Knightscope CEO William Santana Lee demonstrated autonomous security robots and urged federal adoption, citing reduced incidents, FedRAMP authority and partnerships to scale; lawmakers asked about data storage, aggregation, surveillance and supply‑chain risks.

William Santana Lee, chairman and CEO of Knightscope, demonstrated an autonomous security robot at a House Oversight roundtable and urged federal adoption, citing commercial deployments and a FedRAMP Authority to Operate for government use.

Lee described the company’s patrol robots as hardware+software systems that generate large volumes of sensor data and can deter, detect and report incidents. "The public safety infrastructure in The United States Of America is crumbling," Lee said, calling physical AI part of a solution that could give officers "unprecedented capabilities." He said Knightscope machines generate "over 90 terabytes of data a year," retain 30 days of onboard data before overwriting, and upload short clips to the cloud only when a client requests an incident review.

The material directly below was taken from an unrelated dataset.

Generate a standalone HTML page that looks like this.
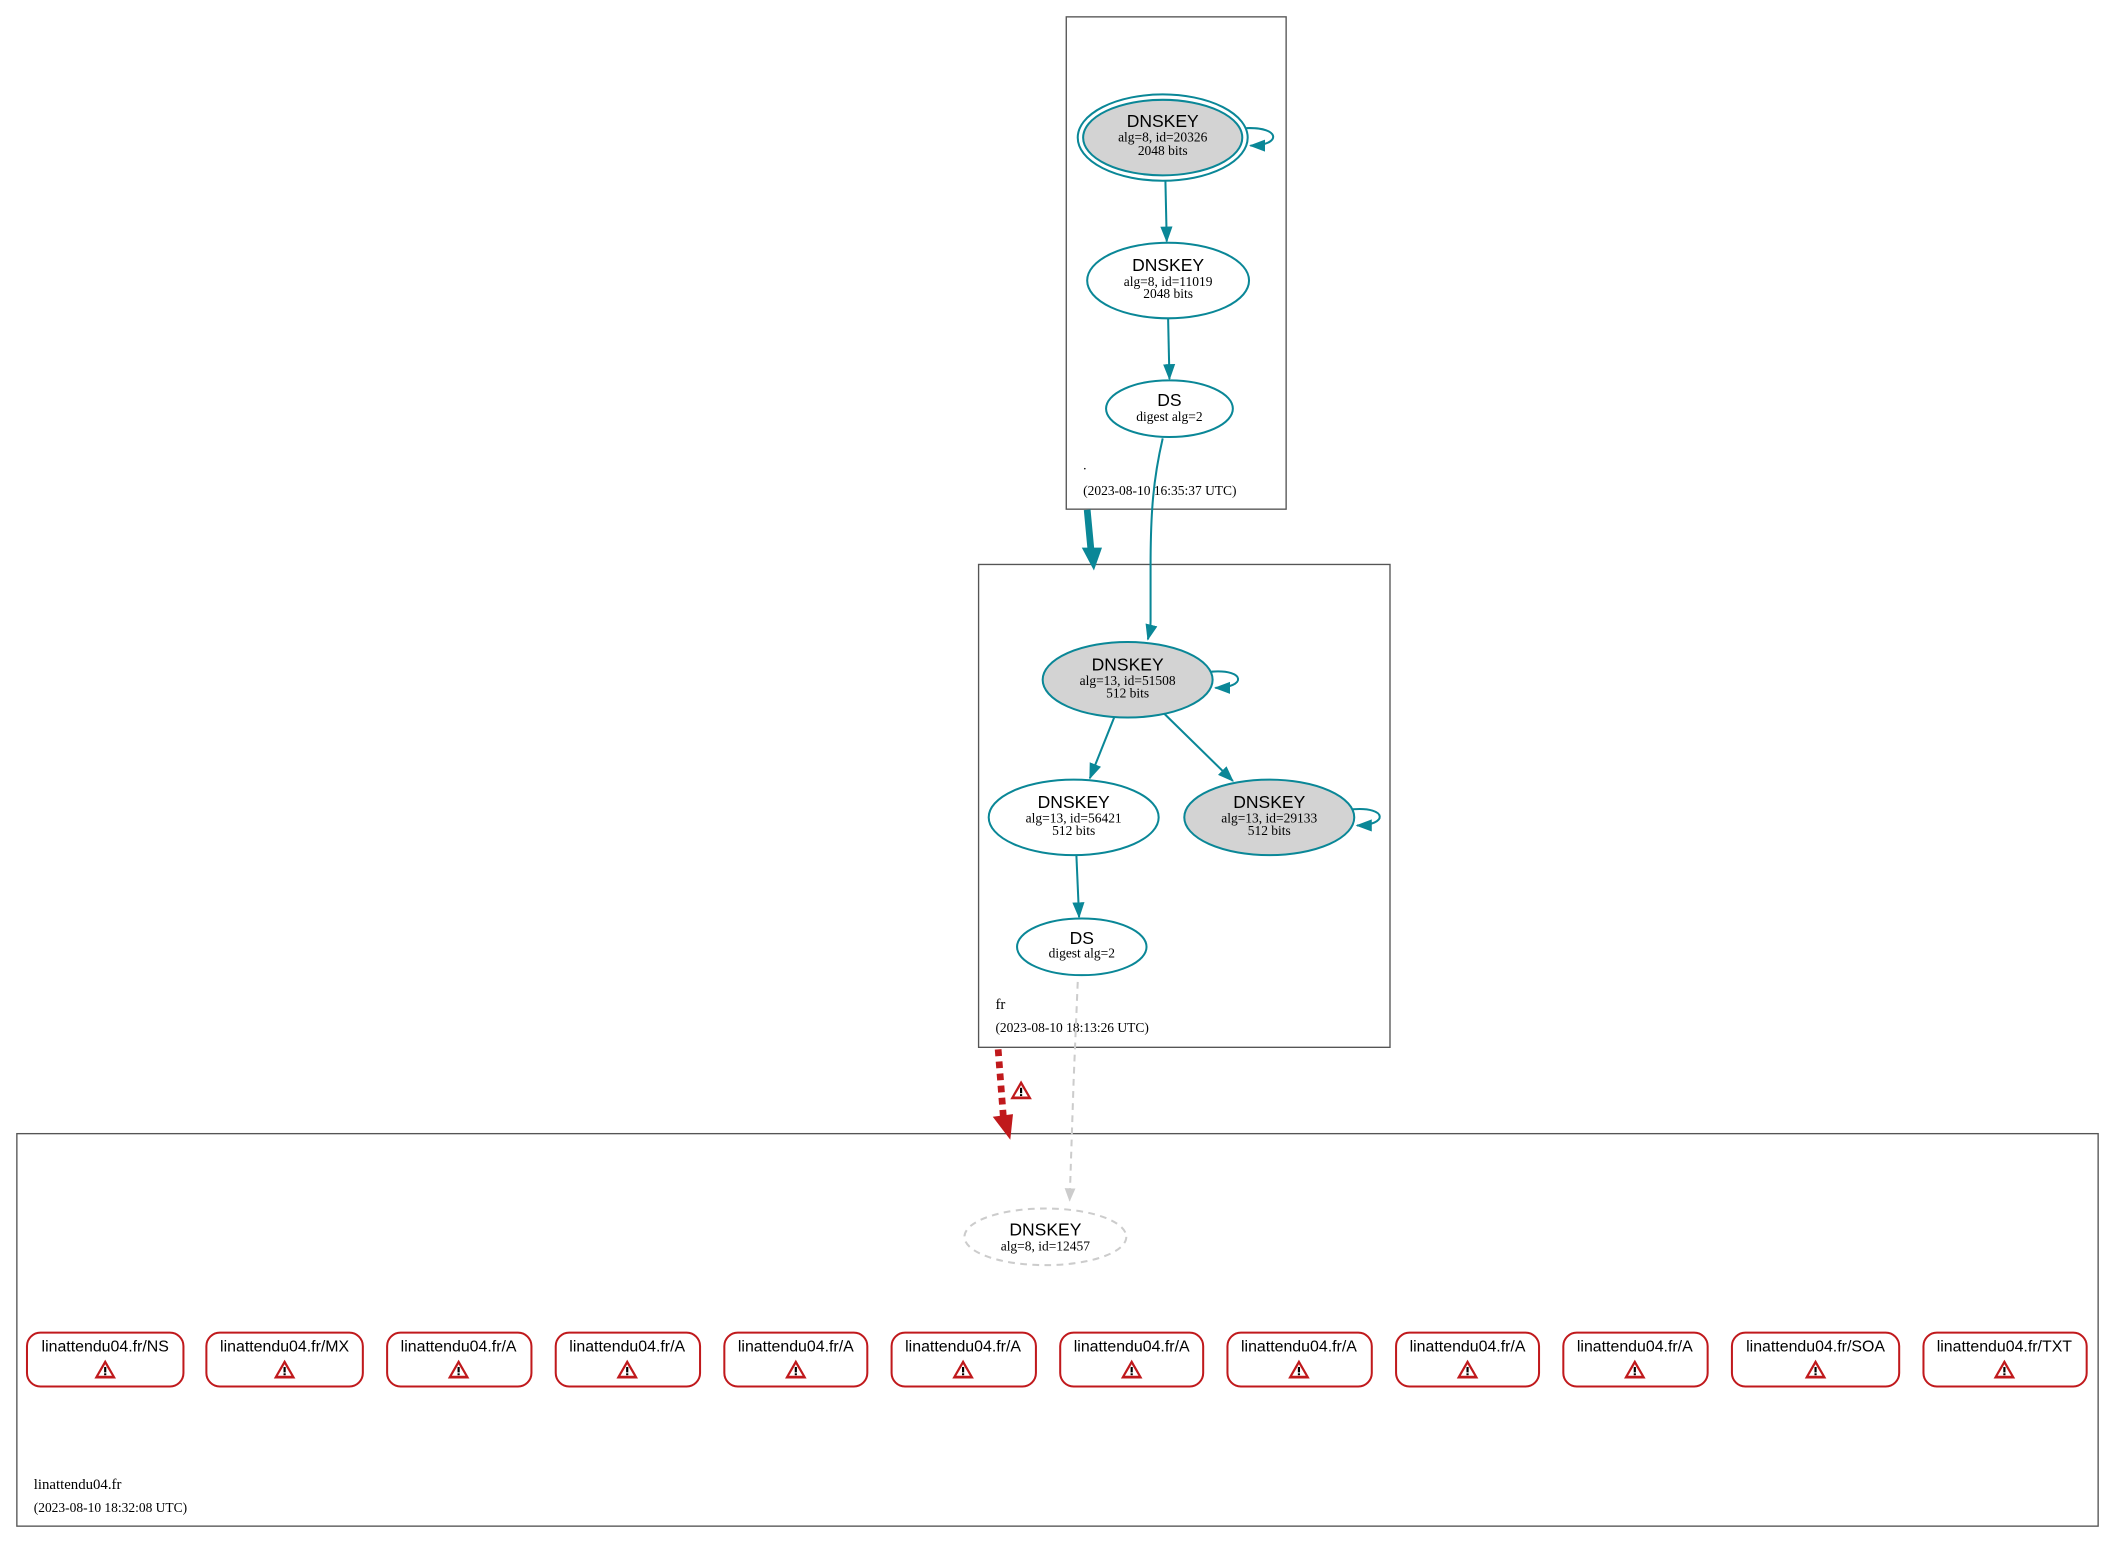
<!DOCTYPE html>
<html><head><meta charset="utf-8"><style>
html,body{margin:0;padding:0;background:#fff;}
svg{display:block;}
.s{font-family:"Liberation Sans",sans-serif;}
.r{font-family:"Liberation Serif",serif;}
</style></head><body>
<svg width="2115" height="1543" viewBox="0 0 1568 1144" preserveAspectRatio="none" xmlns="http://www.w3.org/2000/svg">
<defs>
<marker id="ah" markerWidth="12" markerHeight="12" refX="11" refY="6" orient="auto" markerUnits="userSpaceOnUse"><path d="M0,1.5 L12,6 L0,10.5 z" fill="#0a8797"/></marker>
<marker id="ahg" markerWidth="10" markerHeight="10" refX="9" refY="5" orient="auto" markerUnits="userSpaceOnUse"><path d="M0,1 L10,5 L0,9 z" fill="#ccc"/></marker>
<g id="warn"><path d="M0,-8 L8,6 L-8,6 z" fill="#c0191c"/><path d="M0,-4.5 L5,4 L-5,4 z" fill="#fff"/><rect x="-0.8" y="-2.5" width="1.6" height="4" fill="#000"/><rect x="-0.8" y="2.2" width="1.6" height="1.4" fill="#000"/></g>
</defs>
<rect width="1568" height="1144" fill="#fff"/>
<rect x="790.5" y="12.5" width="163" height="365" fill="none" stroke="#555" stroke-width="1"/>
<rect x="725.5" y="418.5" width="305" height="358" fill="none" stroke="#555" stroke-width="1"/>
<rect x="12.5" y="840.5" width="1543" height="291" fill="none" stroke="#555" stroke-width="1"/>
<ellipse cx="862" cy="102" rx="63" ry="32" fill="none" stroke="#0a8797" stroke-width="1.5"/>
<ellipse cx="862" cy="102" rx="59" ry="28" fill="#d3d3d3" stroke="#0a8797" stroke-width="1.5"/>
<path d="M924,95 C950,94 950,108 927,108" fill="none" stroke="#0a8797" stroke-width="1.5" marker-end="url(#ah)"/>
<text x="862" y="94" class="s" font-size="13" text-anchor="middle">DNSKEY</text>
<text x="862" y="105" class="r" font-size="10" text-anchor="middle">alg=8, id=20326</text>
<text x="862" y="115" class="r" font-size="10" text-anchor="middle">2048 bits</text>
<line x1="864" y1="134" x2="865" y2="179" stroke="#0a8797" stroke-width="1.5" marker-end="url(#ah)"/>
<ellipse cx="866" cy="208" rx="60" ry="28" fill="#fff" stroke="#0a8797" stroke-width="1.5"/>
<text x="866" y="201" class="s" font-size="13" text-anchor="middle">DNSKEY</text>
<text x="866" y="212" class="r" font-size="10" text-anchor="middle">alg=8, id=11019</text>
<text x="866" y="221" class="r" font-size="10" text-anchor="middle">2048 bits</text>
<line x1="866" y1="236" x2="867" y2="281" stroke="#0a8797" stroke-width="1.5" marker-end="url(#ah)"/>
<ellipse cx="867" cy="303" rx="47" ry="21" fill="#fff" stroke="#0a8797" stroke-width="1.5"/>
<text x="867" y="301" class="s" font-size="13" text-anchor="middle">DS</text>
<text x="867" y="312" class="r" font-size="10" text-anchor="middle">digest alg=2</text>
<text x="803" y="348" class="r" font-size="10">.</text>
<text x="803" y="367" class="r" font-size="10">(2023-08-10 16:35:37 UTC)</text>
<line x1="806" y1="378" x2="809" y2="410" stroke="#0a8797" stroke-width="5"/>
<path d="M802,406 L817,406 L811,423 z" fill="#0a8797"/>
<path d="M862,325 C855,355 853,380 853,420 L853,460 C853,468 852,470 851,474" fill="none" stroke="#0a8797" stroke-width="1.5" marker-end="url(#ah)"/>
<ellipse cx="836" cy="504" rx="63" ry="28" fill="#d3d3d3" stroke="#0a8797" stroke-width="1.5"/>
<path d="M898,498 C924,496 924,510 901,510" fill="none" stroke="#0a8797" stroke-width="1.5" marker-end="url(#ah)"/>
<text x="836" y="497" class="s" font-size="13" text-anchor="middle">DNSKEY</text>
<text x="836" y="508" class="r" font-size="10" text-anchor="middle">alg=13, id=51508</text>
<text x="836" y="517" class="r" font-size="10" text-anchor="middle">512 bits</text>
<line x1="826" y1="532" x2="808" y2="577" stroke="#0a8797" stroke-width="1.5" marker-end="url(#ah)"/>
<line x1="863" y1="529" x2="914" y2="579" stroke="#0a8797" stroke-width="1.5" marker-end="url(#ah)"/>
<ellipse cx="796" cy="606" rx="63" ry="28" fill="#fff" stroke="#0a8797" stroke-width="1.5"/>
<text x="796" y="599" class="s" font-size="13" text-anchor="middle">DNSKEY</text>
<text x="796" y="610" class="r" font-size="10" text-anchor="middle">alg=13, id=56421</text>
<text x="796" y="619" class="r" font-size="10" text-anchor="middle">512 bits</text>
<ellipse cx="941" cy="606" rx="63" ry="28" fill="#d3d3d3" stroke="#0a8797" stroke-width="1.5"/>
<path d="M1003,600 C1029,598 1029,612 1006,612" fill="none" stroke="#0a8797" stroke-width="1.5" marker-end="url(#ah)"/>
<text x="941" y="599" class="s" font-size="13" text-anchor="middle">DNSKEY</text>
<text x="941" y="610" class="r" font-size="10" text-anchor="middle">alg=13, id=29133</text>
<text x="941" y="619" class="r" font-size="10" text-anchor="middle">512 bits</text>
<line x1="798" y1="634" x2="800" y2="680" stroke="#0a8797" stroke-width="1.5" marker-end="url(#ah)"/>
<ellipse cx="802" cy="702" rx="48" ry="21" fill="#fff" stroke="#0a8797" stroke-width="1.5"/>
<text x="802" y="700" class="s" font-size="13" text-anchor="middle">DS</text>
<text x="802" y="710" class="r" font-size="10" text-anchor="middle">digest alg=2</text>
<text x="738" y="748" class="r" font-size="11">fr</text>
<text x="738" y="765" class="r" font-size="10">(2023-08-10 18:13:26 UTC)</text>
<path d="M740,778 L744,830" stroke="#c0191c" stroke-width="5" stroke-dasharray="5,4" fill="none"/>
<path d="M736,828 L751,826 L749,845 z" fill="#c0191c"/>
<use href="#warn" x="757" y="809"/>
<path d="M799,728 L796,800 L793,890" stroke="#ccc" stroke-width="1.5" stroke-dasharray="5,4" fill="none" marker-end="url(#ahg)"/>
<ellipse cx="775" cy="917" rx="60" ry="21" fill="#fff" stroke="#ccc" stroke-width="1.5" stroke-dasharray="5,4"/>
<text x="775" y="916" class="s" font-size="13" text-anchor="middle">DNSKEY</text>
<text x="775" y="927" class="r" font-size="10" text-anchor="middle">alg=8, id=12457</text>
<g stroke="#c0191c" stroke-width="1.5" fill="#fff">
<rect x="20" y="988" width="116" height="40" rx="10"/>
<rect x="153" y="988" width="116" height="40" rx="10"/>
<rect x="287" y="988" width="107" height="40" rx="10"/>
<rect x="412" y="988" width="107" height="40" rx="10"/>
<rect x="537" y="988" width="106" height="40" rx="10"/>
<rect x="661" y="988" width="107" height="40" rx="10"/>
<rect x="786" y="988" width="106" height="40" rx="10"/>
<rect x="910" y="988" width="107" height="40" rx="10"/>
<rect x="1035" y="988" width="106" height="40" rx="10"/>
<rect x="1159" y="988" width="107" height="40" rx="10"/>
<rect x="1284" y="988" width="124" height="40" rx="10"/>
<rect x="1426" y="988" width="121" height="40" rx="10"/>
</g>
<g class="s" font-size="11.8" text-anchor="middle">
<text x="78" y="1002">linattendu04.fr/NS</text>
<text x="211" y="1002">linattendu04.fr/MX</text>
<text x="340" y="1002">linattendu04.fr/A</text>
<text x="465" y="1002">linattendu04.fr/A</text>
<text x="590" y="1002">linattendu04.fr/A</text>
<text x="714" y="1002">linattendu04.fr/A</text>
<text x="839" y="1002">linattendu04.fr/A</text>
<text x="963" y="1002">linattendu04.fr/A</text>
<text x="1088" y="1002">linattendu04.fr/A</text>
<text x="1212" y="1002">linattendu04.fr/A</text>
<text x="1346" y="1002">linattendu04.fr/SOA</text>
<text x="1486" y="1002">linattendu04.fr/TXT</text>
</g>
<use href="#warn" x="78" y="1016"/>
<use href="#warn" x="211" y="1016"/>
<use href="#warn" x="340" y="1016"/>
<use href="#warn" x="465" y="1016"/>
<use href="#warn" x="590" y="1016"/>
<use href="#warn" x="714" y="1016"/>
<use href="#warn" x="839" y="1016"/>
<use href="#warn" x="963" y="1016"/>
<use href="#warn" x="1088" y="1016"/>
<use href="#warn" x="1212" y="1016"/>
<use href="#warn" x="1346" y="1016"/>
<use href="#warn" x="1486" y="1016"/>
<text x="25" y="1104" class="r" font-size="11">linattendu04.fr</text>
<text x="25" y="1121" class="r" font-size="10">(2023-08-10 18:32:08 UTC)</text>
</svg>
</body></html>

Lee told the committee Knightscope uses AWS GovCloud for government deployments, has a FedRAMP moderate Authority to Operate and said a new partnership with Palantir would enable FedRAMP High and DOD Impact Level 5 handling. He also said the company charges roughly the equivalent of "$11 per hour" in operating cost to clients and estimates about $60,000 to build one unit.

Lawmakers pressed Knightscope on privacy and aggregation. Members asked whether the system records mobile‑device identifiers, license plates and faces; Lee said older devices can expose MAC addresses that can be treated like a "license plate," and machines can read "several hundred license plates a minute." He said client data is owned by clients and that data is stored on the machine, then sent to the cloud only on request; he said Knightscope could use aggregated data with client permission but said data is overwritten every 30 days.

Lee proposed a nonbinding procurement idea: allocate 1% of maintenance, operations and support budgets across agencies for autonomous systems to catalyze deployment. The proposal drew questions but no formal committee action.

Less critical details: Lee promoted future products (a larger K‑7 model for border and critical‑infrastructure use), claimed commercial success stories (reduced thefts in client sites) and suggested wide potential savings if the government automated routine monitoring tasks.